-- Begin --

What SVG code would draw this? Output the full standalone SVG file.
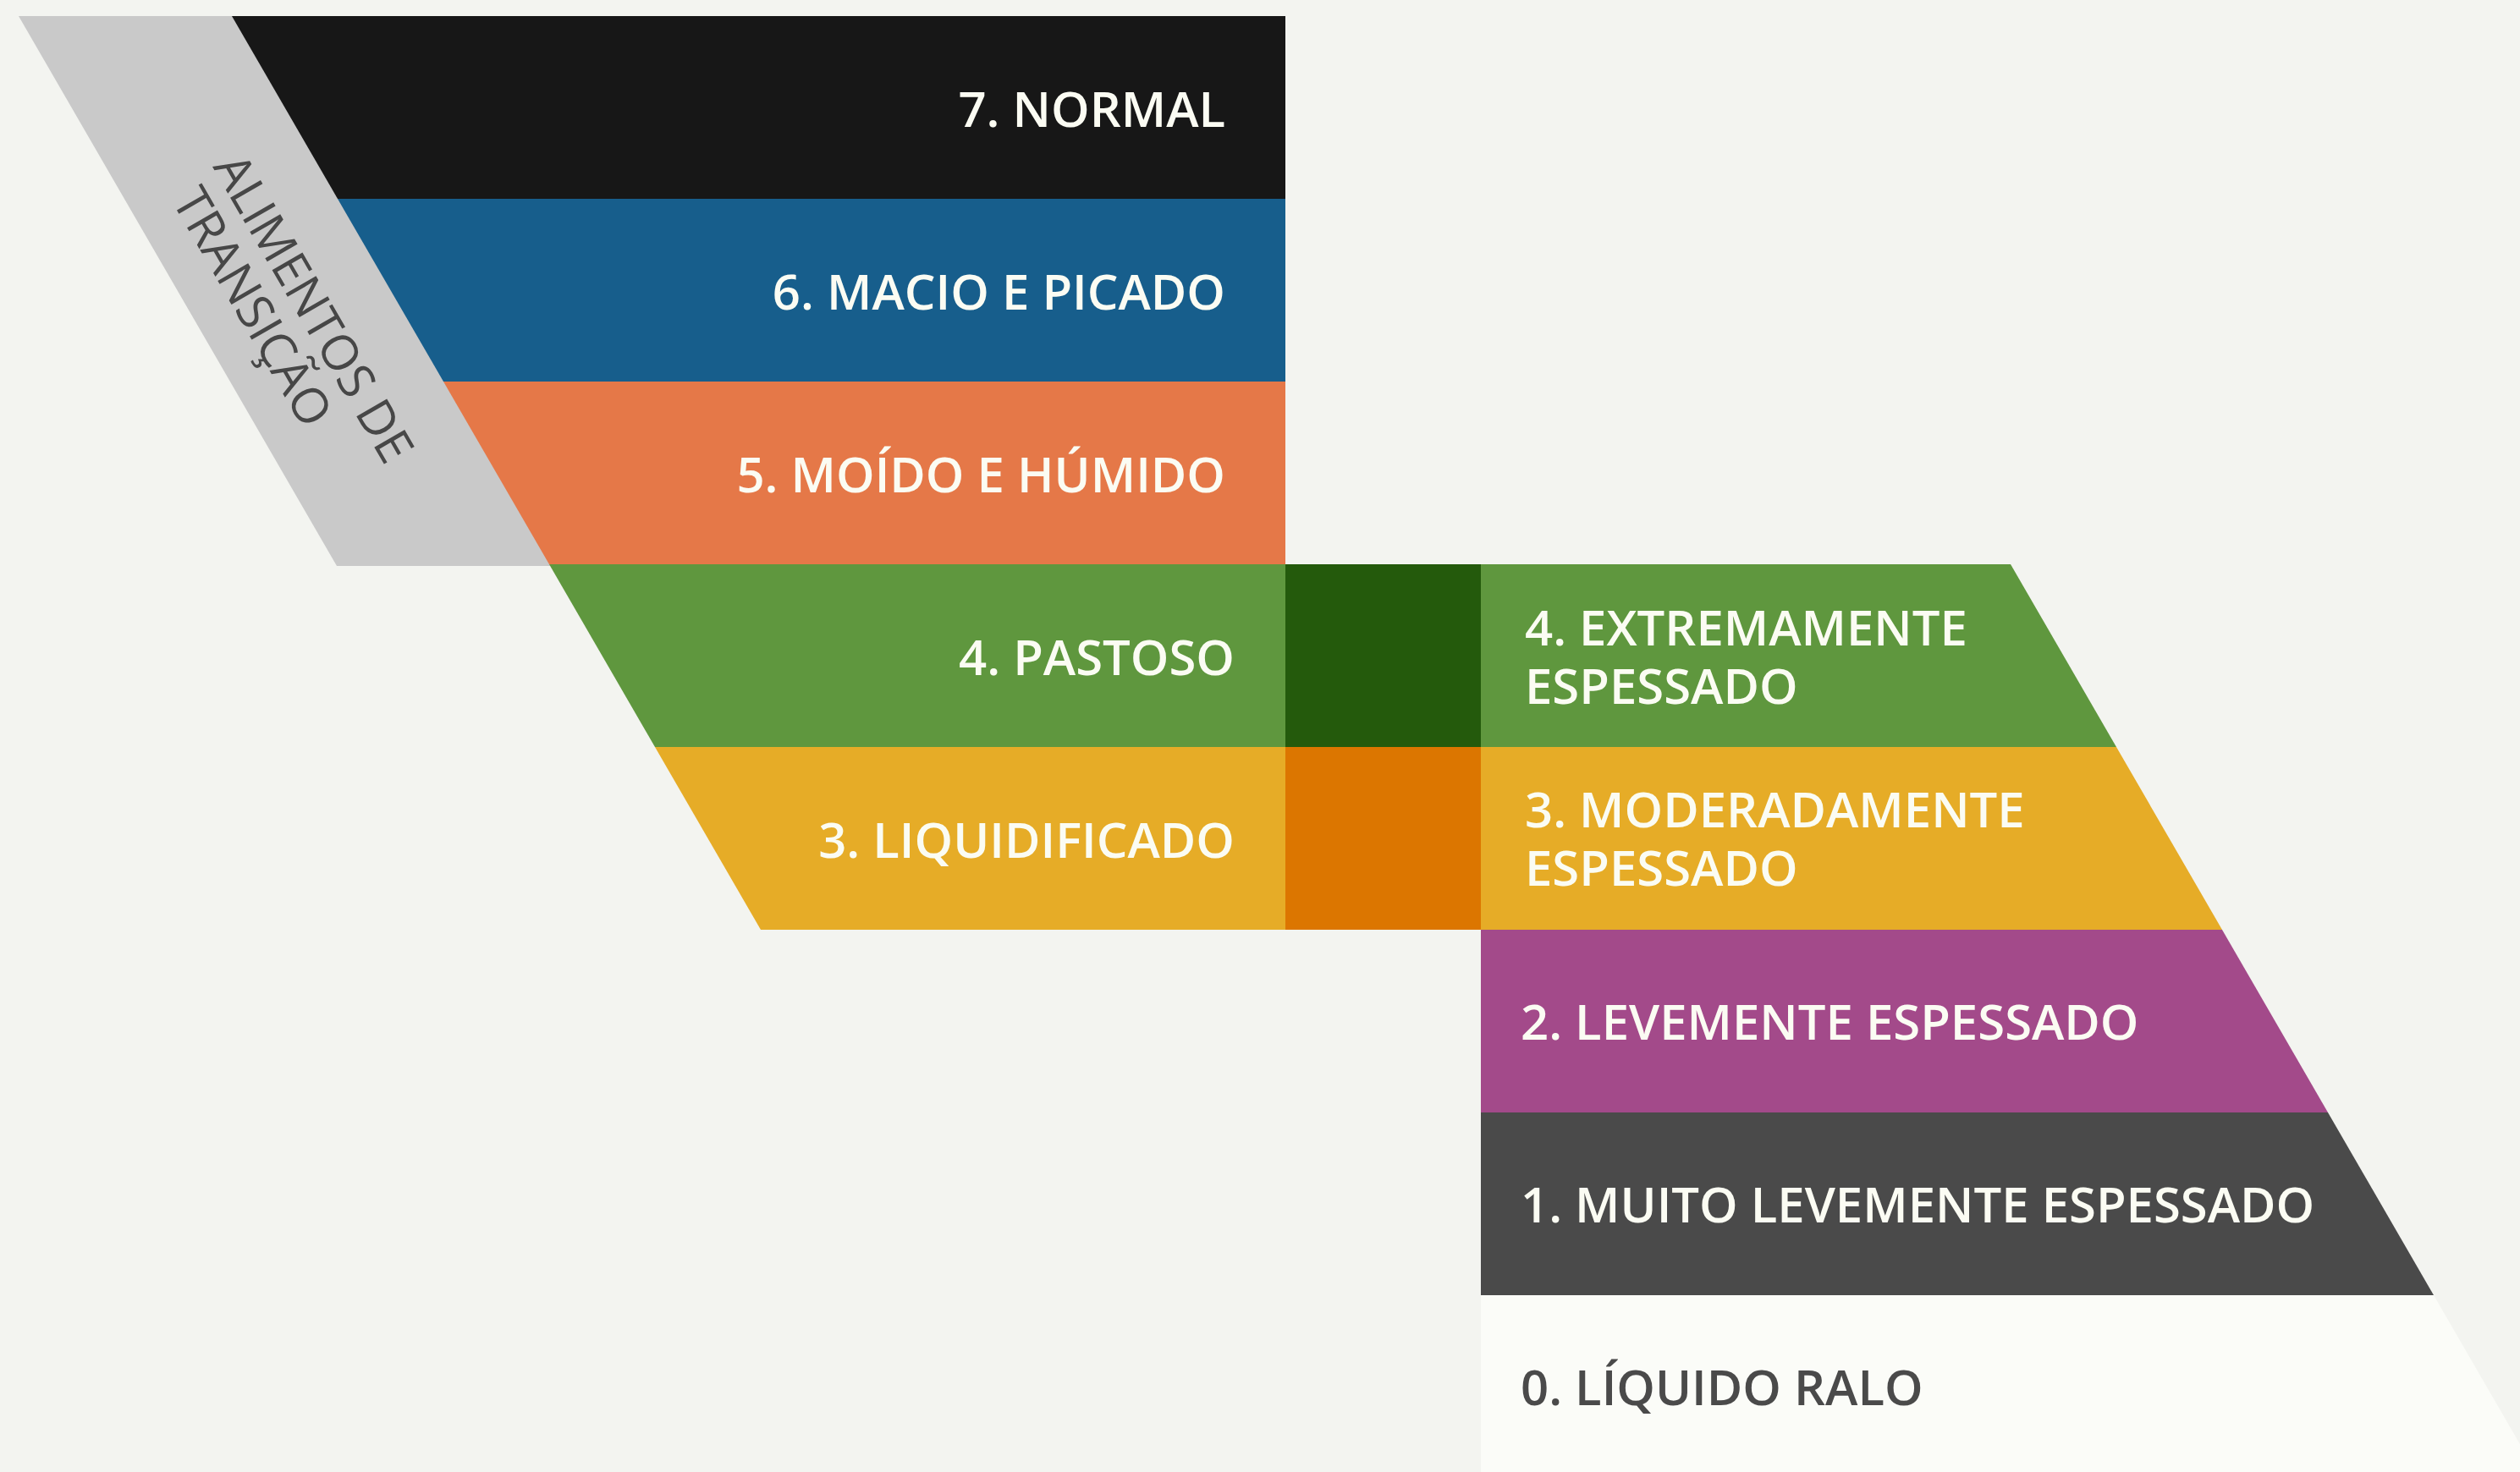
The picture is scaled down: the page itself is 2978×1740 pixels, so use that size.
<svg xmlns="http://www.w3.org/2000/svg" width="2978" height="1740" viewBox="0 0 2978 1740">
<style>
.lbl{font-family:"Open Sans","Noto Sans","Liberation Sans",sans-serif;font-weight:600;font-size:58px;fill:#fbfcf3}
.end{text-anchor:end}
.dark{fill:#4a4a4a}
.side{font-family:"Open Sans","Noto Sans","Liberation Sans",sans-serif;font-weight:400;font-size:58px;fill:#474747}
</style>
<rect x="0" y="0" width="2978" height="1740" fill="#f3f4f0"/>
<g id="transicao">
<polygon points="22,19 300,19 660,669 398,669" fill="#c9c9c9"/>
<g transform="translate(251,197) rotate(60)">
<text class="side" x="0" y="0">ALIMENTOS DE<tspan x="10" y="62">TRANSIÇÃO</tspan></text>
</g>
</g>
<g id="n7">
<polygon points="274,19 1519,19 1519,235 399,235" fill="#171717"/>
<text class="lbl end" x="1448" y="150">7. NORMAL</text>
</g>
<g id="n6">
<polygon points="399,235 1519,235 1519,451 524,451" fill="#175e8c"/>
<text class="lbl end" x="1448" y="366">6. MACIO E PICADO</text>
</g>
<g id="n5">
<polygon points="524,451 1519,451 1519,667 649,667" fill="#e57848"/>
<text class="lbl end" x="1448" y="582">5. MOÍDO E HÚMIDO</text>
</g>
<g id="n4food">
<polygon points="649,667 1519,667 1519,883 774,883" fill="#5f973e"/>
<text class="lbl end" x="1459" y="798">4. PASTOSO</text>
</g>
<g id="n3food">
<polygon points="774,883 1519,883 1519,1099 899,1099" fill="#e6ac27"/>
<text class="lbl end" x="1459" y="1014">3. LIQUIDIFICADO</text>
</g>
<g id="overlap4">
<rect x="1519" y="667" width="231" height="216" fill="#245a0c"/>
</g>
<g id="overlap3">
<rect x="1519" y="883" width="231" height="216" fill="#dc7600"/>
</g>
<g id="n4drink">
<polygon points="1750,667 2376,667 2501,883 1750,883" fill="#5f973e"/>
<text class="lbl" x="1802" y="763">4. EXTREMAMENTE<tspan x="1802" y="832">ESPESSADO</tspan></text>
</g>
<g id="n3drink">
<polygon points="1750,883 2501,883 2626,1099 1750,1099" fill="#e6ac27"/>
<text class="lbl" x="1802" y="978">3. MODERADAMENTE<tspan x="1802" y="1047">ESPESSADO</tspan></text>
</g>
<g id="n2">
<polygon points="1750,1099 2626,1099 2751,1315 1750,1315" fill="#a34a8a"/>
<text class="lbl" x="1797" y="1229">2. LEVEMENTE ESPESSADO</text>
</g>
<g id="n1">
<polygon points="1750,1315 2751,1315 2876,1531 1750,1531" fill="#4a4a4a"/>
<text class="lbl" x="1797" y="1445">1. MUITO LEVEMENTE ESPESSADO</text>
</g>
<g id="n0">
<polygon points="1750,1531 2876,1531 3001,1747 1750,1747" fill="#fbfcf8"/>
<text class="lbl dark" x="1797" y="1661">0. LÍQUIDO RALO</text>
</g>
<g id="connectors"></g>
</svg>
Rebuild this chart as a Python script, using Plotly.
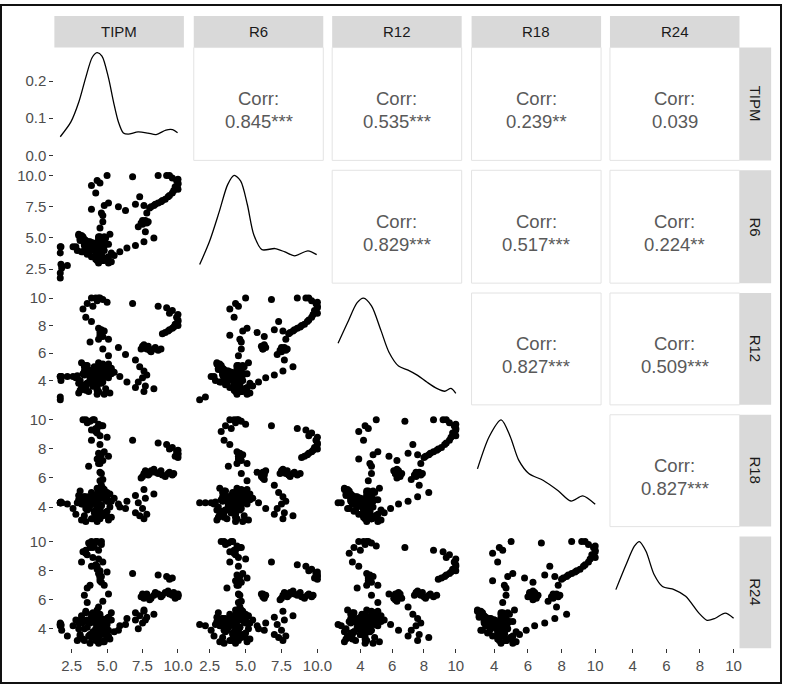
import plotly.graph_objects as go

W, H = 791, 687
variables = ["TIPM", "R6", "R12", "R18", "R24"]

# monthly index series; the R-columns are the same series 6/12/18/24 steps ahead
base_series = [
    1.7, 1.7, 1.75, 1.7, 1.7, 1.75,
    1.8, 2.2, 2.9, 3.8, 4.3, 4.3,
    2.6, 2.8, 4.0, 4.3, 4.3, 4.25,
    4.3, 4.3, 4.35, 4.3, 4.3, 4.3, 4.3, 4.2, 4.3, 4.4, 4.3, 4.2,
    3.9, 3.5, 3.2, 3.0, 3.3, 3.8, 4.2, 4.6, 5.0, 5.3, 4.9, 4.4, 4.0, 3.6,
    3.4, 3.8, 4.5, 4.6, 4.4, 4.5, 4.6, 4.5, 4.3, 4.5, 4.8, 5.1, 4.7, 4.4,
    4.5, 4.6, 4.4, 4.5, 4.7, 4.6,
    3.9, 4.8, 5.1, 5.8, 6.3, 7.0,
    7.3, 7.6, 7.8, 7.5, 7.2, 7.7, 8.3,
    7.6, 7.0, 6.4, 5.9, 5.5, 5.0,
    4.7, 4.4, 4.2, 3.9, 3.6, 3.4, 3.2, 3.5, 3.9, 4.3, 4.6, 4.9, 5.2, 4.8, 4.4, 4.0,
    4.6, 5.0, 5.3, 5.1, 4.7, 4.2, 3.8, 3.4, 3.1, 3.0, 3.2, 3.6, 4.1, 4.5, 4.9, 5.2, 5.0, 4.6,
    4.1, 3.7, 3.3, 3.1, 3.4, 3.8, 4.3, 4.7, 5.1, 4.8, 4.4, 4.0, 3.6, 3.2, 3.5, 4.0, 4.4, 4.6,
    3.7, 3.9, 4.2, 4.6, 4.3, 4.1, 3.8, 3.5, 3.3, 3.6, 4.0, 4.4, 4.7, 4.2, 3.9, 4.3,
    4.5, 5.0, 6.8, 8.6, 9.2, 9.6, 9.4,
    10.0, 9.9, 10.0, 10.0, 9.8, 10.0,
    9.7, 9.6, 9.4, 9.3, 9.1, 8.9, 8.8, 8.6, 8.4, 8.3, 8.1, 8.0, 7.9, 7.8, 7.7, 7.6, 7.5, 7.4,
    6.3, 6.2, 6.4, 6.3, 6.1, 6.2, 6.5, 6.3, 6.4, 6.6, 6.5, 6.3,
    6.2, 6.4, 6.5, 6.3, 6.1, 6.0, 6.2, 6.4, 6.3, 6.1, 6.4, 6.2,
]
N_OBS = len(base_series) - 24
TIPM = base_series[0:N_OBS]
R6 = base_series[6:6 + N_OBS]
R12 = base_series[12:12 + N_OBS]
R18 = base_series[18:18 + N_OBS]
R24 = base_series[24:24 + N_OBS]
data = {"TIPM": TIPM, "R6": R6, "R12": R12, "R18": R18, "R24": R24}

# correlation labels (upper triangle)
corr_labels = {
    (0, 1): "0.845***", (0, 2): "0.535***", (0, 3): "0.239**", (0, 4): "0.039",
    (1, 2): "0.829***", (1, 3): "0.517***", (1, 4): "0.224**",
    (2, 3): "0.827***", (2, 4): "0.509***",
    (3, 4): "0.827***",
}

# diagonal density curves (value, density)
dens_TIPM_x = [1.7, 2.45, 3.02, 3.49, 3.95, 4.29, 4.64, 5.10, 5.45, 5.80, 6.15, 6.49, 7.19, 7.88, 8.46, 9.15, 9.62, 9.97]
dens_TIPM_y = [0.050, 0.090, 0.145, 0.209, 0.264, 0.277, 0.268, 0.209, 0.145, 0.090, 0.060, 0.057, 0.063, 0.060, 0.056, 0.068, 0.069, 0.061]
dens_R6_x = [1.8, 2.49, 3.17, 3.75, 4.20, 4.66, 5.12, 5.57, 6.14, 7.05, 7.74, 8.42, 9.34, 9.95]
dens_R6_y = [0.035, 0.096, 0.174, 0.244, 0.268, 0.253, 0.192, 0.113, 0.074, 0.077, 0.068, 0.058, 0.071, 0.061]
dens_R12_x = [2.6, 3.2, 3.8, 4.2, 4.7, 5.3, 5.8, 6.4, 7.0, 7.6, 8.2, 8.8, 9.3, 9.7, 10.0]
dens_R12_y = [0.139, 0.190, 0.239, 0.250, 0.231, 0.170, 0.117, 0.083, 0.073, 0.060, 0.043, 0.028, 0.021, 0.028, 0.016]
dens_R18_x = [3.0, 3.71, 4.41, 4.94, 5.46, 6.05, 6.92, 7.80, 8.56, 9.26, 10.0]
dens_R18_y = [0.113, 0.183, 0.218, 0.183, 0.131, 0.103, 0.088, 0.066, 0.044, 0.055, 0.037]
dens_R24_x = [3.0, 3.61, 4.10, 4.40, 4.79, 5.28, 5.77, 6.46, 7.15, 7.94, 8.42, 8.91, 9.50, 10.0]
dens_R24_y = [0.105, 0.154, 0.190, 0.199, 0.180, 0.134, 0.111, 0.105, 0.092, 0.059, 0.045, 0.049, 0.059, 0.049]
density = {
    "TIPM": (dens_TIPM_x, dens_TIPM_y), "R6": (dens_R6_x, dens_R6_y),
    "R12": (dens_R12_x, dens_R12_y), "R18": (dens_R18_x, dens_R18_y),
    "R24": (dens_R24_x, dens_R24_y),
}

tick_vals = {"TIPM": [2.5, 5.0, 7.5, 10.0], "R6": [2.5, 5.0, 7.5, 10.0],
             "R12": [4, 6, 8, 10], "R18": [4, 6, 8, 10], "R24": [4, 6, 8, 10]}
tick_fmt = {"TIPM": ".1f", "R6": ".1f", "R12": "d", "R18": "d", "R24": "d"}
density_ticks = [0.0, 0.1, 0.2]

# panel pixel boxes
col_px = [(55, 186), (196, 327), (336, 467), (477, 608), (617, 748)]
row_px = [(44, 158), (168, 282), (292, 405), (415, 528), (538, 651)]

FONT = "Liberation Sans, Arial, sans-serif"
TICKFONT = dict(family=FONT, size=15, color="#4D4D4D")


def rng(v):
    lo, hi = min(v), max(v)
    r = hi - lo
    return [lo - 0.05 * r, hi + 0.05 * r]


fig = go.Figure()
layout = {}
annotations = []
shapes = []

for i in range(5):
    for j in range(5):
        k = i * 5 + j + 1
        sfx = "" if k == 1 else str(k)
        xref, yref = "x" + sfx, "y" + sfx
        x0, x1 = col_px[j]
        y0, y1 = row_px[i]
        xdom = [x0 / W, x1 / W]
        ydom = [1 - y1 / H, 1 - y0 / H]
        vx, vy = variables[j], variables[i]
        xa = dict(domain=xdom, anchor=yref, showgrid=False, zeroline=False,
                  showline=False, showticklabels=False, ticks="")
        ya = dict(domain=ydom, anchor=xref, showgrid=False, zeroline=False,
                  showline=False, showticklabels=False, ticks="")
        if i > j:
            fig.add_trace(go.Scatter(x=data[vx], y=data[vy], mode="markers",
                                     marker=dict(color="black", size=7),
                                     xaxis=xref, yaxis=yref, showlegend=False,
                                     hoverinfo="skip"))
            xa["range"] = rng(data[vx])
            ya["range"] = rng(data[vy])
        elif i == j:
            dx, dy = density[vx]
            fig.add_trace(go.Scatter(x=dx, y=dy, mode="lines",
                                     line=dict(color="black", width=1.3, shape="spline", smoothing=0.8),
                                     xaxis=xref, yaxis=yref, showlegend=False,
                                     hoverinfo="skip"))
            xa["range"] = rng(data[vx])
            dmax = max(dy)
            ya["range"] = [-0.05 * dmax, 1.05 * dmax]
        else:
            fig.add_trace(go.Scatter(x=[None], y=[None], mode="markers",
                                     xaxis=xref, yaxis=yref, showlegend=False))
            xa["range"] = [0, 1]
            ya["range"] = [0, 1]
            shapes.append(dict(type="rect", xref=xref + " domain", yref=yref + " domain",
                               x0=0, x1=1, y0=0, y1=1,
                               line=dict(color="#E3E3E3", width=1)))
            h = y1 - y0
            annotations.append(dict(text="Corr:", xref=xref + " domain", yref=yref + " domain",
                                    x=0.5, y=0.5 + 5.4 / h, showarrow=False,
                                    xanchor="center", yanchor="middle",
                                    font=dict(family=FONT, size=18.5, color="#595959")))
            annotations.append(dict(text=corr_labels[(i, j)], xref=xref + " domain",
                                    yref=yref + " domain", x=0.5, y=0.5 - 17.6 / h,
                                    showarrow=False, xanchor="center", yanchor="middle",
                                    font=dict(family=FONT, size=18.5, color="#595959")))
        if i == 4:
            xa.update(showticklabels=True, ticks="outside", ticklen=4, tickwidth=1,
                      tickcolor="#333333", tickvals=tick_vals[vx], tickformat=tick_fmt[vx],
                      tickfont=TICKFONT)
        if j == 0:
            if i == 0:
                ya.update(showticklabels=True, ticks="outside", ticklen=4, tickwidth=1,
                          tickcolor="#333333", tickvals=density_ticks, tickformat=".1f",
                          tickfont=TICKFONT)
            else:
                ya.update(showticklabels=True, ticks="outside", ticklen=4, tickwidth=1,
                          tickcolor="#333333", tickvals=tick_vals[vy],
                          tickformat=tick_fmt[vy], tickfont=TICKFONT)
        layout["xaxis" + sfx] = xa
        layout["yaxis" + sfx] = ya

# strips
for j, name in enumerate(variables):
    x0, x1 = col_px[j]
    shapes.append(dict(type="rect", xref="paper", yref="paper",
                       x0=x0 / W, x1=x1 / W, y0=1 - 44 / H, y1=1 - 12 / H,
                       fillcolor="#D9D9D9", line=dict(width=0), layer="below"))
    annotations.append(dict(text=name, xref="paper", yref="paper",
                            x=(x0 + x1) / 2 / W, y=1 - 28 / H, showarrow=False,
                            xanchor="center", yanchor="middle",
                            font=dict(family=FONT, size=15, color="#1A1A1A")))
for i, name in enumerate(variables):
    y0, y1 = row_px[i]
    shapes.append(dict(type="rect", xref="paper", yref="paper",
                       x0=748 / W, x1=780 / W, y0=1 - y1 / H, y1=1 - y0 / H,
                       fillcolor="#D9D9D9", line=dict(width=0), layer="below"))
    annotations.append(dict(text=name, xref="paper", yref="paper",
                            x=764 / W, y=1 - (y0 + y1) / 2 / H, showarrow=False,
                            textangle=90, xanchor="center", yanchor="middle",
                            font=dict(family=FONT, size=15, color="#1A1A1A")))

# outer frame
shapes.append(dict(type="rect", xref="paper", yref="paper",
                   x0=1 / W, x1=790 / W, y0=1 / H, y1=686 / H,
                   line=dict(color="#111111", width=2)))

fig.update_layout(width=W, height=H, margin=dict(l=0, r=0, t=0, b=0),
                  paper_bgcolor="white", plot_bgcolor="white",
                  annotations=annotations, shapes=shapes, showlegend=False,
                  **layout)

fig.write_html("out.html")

-- End --

For the listing above, identify each line bearing "chart".

Rebuild this chart as a Python script, using Plotly.

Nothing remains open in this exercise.